GOAL:
Retype the opening lines of the listing below, ending with the line that contains "48.33, 47.5, 46.0, 44.96, 45.13, 44.96, 44.0, 45.1]", and leave out any pictures.

RECORDED DATA:
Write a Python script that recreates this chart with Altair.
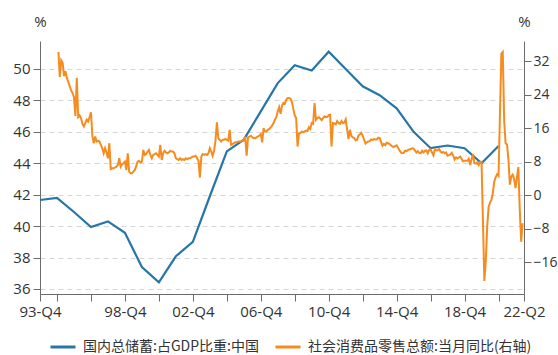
import altair as alt
import pandas as pd

BLUE_NAME = "国内总储蓄:占GDP比重:中国"
ORANGE_NAME = "社会消费品零售总额:当月同比(右轴)"
BLUE = "#2676a6"
ORANGE = "#f68b1f"
NUM_FONT = "Open Sans"
CJK_FONT = "Noto Sans CJK SC"
TXT = "#333333"
AXC = "#6b6b6b"

# Annual (Q4) gross domestic savings, % of GDP, China
savings_years = list(range(1993, 2021))
savings_values = [41.66, 41.8, 40.9, 39.94, 40.3, 39.57, 37.4, 36.42, 38.08, 39.0,
                  41.9, 44.75, 45.5, 47.3, 49.1, 50.24, 49.9, 51.1, 50.0, 48.9,
                  48.33, 47.5, 46.0, 44.96, 45.13, 44.96, 44.0, 45.1]

# Monthly retail sales YoY (%), Jan..Dec per year, None = not published
retail_1995 = [34.2, 28.2, 32.2, 31.6, 28.4, 29.6, 28.0, 27.0, 26.0, 25.0, 24.4, 23.4]
retail_1996 = [18.9, 28.0, 18.6, 19.0, 18.4, 17.0, 16.4, 17.2, 18.0, 17.6, 18.6, 19.8]
retail_1997 = [14.2, 12.4, 14.0, 12.8, 13.0, 12.8, 12.0, 11.2, 10.0, 11.2, 10.2, 8.8]
retail_1998 = [12.4, 6.2, 6.4, 6.4, 6.6, 6.8, 7.2, 8.8, 6.8, 7.4, 7.6, 8.0]
retail_1999 = [6.0, 10.0, 5.6, 5.2, 5.2, 5.6, 6.0, 7.0, 8.0, 8.2, 7.8, 8.0]
retail_2000 = [10.8, 9.6, 9.8, 10.4, 10.8, 9.6, 8.8, 9.6, 9.8, 10.0, 9.6, 9.2]
retail_2001 = [12.0, 8.4, 10.0, 10.6, 10.2, 10.0, 10.2, 10.6, 10.4, 10.4, 10.0, 8.8]
retail_2002 = [8.6, 8.4, 8.8, 8.4, 8.6, 8.4, 8.8, 8.6, 8.8, 8.8, 9.0, 9.2]
retail_2003 = [9.2, 9.4, 8.8, 8.2, 4.2, 9.2, 9.8, 9.6, 9.8, 9.6, 10.0, 11.2]
retail_2004 = [10.4, 9.4, 10.6, 13.0, 17.4, 13.6, 13.2, 12.8, 13.2, 13.2, 13.4, 13.2]
retail_2005 = [13.0, 15.6, 12.0, 12.2, 12.4, 12.6, 12.6, 12.8, 12.8, 12.8, 13.0, 13.0]
retail_2006 = [14.0, 9.4, 13.8, 14.0, 14.2, 13.8, 13.6, 13.6, 13.8, 14.0, 14.2, 14.6]
retail_2007 = [12.6, 16.0, 15.2, 15.2, 15.6, 15.8, 16.2, 16.6, 17.2, 18.0, 18.6, 20.0]
retail_2008 = [21.0, 19.4, 21.4, 22.0, 21.8, 22.8, 23.2, 23.2, 23.0, 22.2, 20.6, 19.0]
retail_2009 = [18.4, 11.6, 14.8, 14.8, 15.2, 15.0, 15.2, 15.4, 15.3, 16.2, 15.8, 17.2]
retail_2010 = [17.0, 22.0, 18.0, 18.4, 18.6, 18.3, 17.9, 18.4, 18.8, 18.6, 18.7, 19.1]
retail_2011 = [19.2, 11.6, 17.2, 17.1, 16.9, 17.7, 17.2, 17.0, 17.7, 17.2, 17.3, 18.1]
retail_2012 = [None, 13.4, 15.6, 14.1, 13.8, 13.7, 13.1, 13.2, 14.2, 14.5, 14.9, 14.2]
retail_2013 = [None, 12.3, 12.6, 12.8, 12.9, 13.3, 13.2, 13.4, 13.3, 13.3, 13.7, 13.6]
retail_2014 = [None, 11.8, 12.2, 11.9, 12.5, 12.4, 12.2, 11.9, 11.6, 11.5, 11.7, 11.9]
retail_2015 = [None, 10.7, 10.2, 10.0, 10.1, 10.6, 10.5, 10.8, 10.9, 11.0, 11.2, 11.1]
retail_2016 = [None, 10.2, 10.5, 10.1, 10.0, 10.6, 10.2, 10.6, 10.7, 10.0, 10.8, 10.9]
retail_2017 = [None, 9.5, 10.9, 10.7, 10.7, 11.0, 10.4, 10.1, 10.3, 10.0, 10.2, 9.4]
retail_2018 = [None, 9.7, 10.1, 9.4, 8.5, 9.0, 8.8, 9.0, 9.2, 8.6, 8.1, 8.2]
retail_2019 = [None, 8.2, 8.7, 7.2, 8.6, 9.8, 7.6, 7.5, 7.8, 7.2, 8.0, 8.0]
retail_2020 = [None, -20.5, -15.8, -7.5, -2.8, -1.8, -1.1, 0.5, 3.3, 4.3, 5.0, 4.6]
retail_2021 = [None, 33.8, 34.2, 17.7, 12.4, 12.1, 8.5, 2.5, 4.4, 4.9, 3.9, 1.7]
retail_2022 = [None, 6.7, -3.5, -11.1, -6.7]

retail_years = list(range(1995, 2023))
retail_lists = [retail_1995, retail_1996, retail_1997, retail_1998, retail_1999,
                retail_2000, retail_2001, retail_2002, retail_2003, retail_2004,
                retail_2005, retail_2006, retail_2007, retail_2008, retail_2009,
                retail_2010, retail_2011, retail_2012, retail_2013, retail_2014,
                retail_2015, retail_2016, retail_2017, retail_2018, retail_2019,
                retail_2020, retail_2021, retail_2022]

# x-axis ticks (position in fractional years at period end) and labels
tick_pos = [1994, 1995, 1997, 1999, 2001, 2003, 2005, 2007, 2009, 2011,
            2013, 2015, 2017, 2019, 2021, 2022.5]
tick_text = ["93-Q4", "", "", "98-Q4", "", "02-Q4", "", "06-Q4", "", "10-Q4",
             "", "14-Q4", "", "18-Q4", "", "22-Q2"]
left_ticks = [36, 38, 40, 42, 44, 46, 48, 50]
right_ticks = [-16, -8, 0, 8, 16, 24, 32]

blue_df = pd.DataFrame({
    "t": [y + 1.0 for y in savings_years],
    "v": savings_values,
    "series": BLUE_NAME,
})
orange_rows = []
for yr, vals in zip(retail_years, retail_lists):
    for m, v in enumerate(vals, start=1):
        if v is not None:
            orange_rows.append({"t": yr + m / 12.0, "v": v, "series": ORANGE_NAME})
orange_df = pd.DataFrame(orange_rows)

expr = ""
for p, s in zip(tick_pos, tick_text):
    expr += f"abs(datum.value - {p}) < 0.01 ? '{s}' : "
expr += "''"

color = alt.Color(
    "series:N",
    scale=alt.Scale(domain=[BLUE_NAME, ORANGE_NAME], range=[BLUE, ORANGE]),
    legend=alt.Legend(
        orient="none", legendX=9, legendY=292, direction="horizontal", title=None,
        symbolType="stroke", symbolSize=625, symbolStrokeWidth=3,
        labelFont=CJK_FONT, labelFontSize=14, labelColor=TXT, labelLimit=400,
        columnPadding=10, padding=0, labelOffset=6,
    ),
)

xenc = alt.X(
    "t:Q",
    scale=alt.Scale(domain=[1994, 2022.5], nice=False, zero=False),
    axis=alt.Axis(
        values=tick_pos, labelExpr=expr, title=None, grid=False,
        tickSize=7, labelPadding=3, tickColor=AXC, domainColor=AXC,
        labelFont=NUM_FONT, labelFontSize=15, labelColor=TXT,
        labelOverlap=False, labelFlush=False,
    ),
)

common_axis = dict(
    titleAngle=0, titleX=0, titleY=-12, titleAlign="center", titleBaseline="bottom",
    titleFont=NUM_FONT, titleFontSize=15, titleFontWeight="normal", titleColor=TXT,
    tickSize=7, tickColor=AXC, domainColor=AXC,
    labelFont=NUM_FONT, labelColor=TXT,
)

blue = alt.Chart(blue_df).mark_line(strokeWidth=2.2).encode(
    x=xenc,
    y=alt.Y(
        "v:Q",
        scale=alt.Scale(domain=[35.68, 51.78], nice=False, zero=False),
        axis=alt.Axis(
            orient="left", values=left_ticks, title="%", grid=True,
            gridDash=[5, 4], gridColor="#d6d6d6", labelFontSize=15, labelPadding=3,
            **common_axis,
        ),
    ),
    color=color,
)

orange = alt.Chart(orange_df).mark_line(strokeWidth=2).encode(
    x=xenc,
    y=alt.Y(
        "v:Q",
        scale=alt.Scale(domain=[-23.6, 36.8], nice=False, zero=False),
        axis=alt.Axis(orient="right", values=right_ticks, title="%", grid=False,
                      labelFontSize=14, labelPadding=2, **common_axis),
    ),
    color=color,
)

chart = (
    alt.layer(blue, orange)
    .resolve_scale(y="independent")
    .properties(
        width=484, height=253,
        autosize=alt.AutoSizeParams(type="none"),
        padding={"left": 40, "top": 41, "right": 34, "bottom": 61},
        background="white",
    )
    .configure_view(strokeWidth=0)
)

chart.save("out.html", embed_options={"renderer": "svg", "actions": False})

CORRECT OUTPUT:
Write a Python script that recreates this chart with Altair.
import altair as alt
import pandas as pd

BLUE_NAME = "国内总储蓄:占GDP比重:中国"
ORANGE_NAME = "社会消费品零售总额:当月同比(右轴)"
BLUE = "#2676a6"
ORANGE = "#f68b1f"
NUM_FONT = "Open Sans"
CJK_FONT = "Noto Sans CJK SC"
TXT = "#333333"
AXC = "#6b6b6b"

# Annual (Q4) gross domestic savings, % of GDP, China
savings_years = list(range(1993, 2021))
savings_values = [41.66, 41.8, 40.9, 39.94, 40.3, 39.57, 37.4, 36.42, 38.08, 39.0,
                  41.9, 44.75, 45.5, 47.3, 49.1, 50.24, 49.9, 51.1, 50.0, 48.9,
                  48.33, 47.5, 46.0, 44.96, 45.13, 44.96, 44.0, 45.1]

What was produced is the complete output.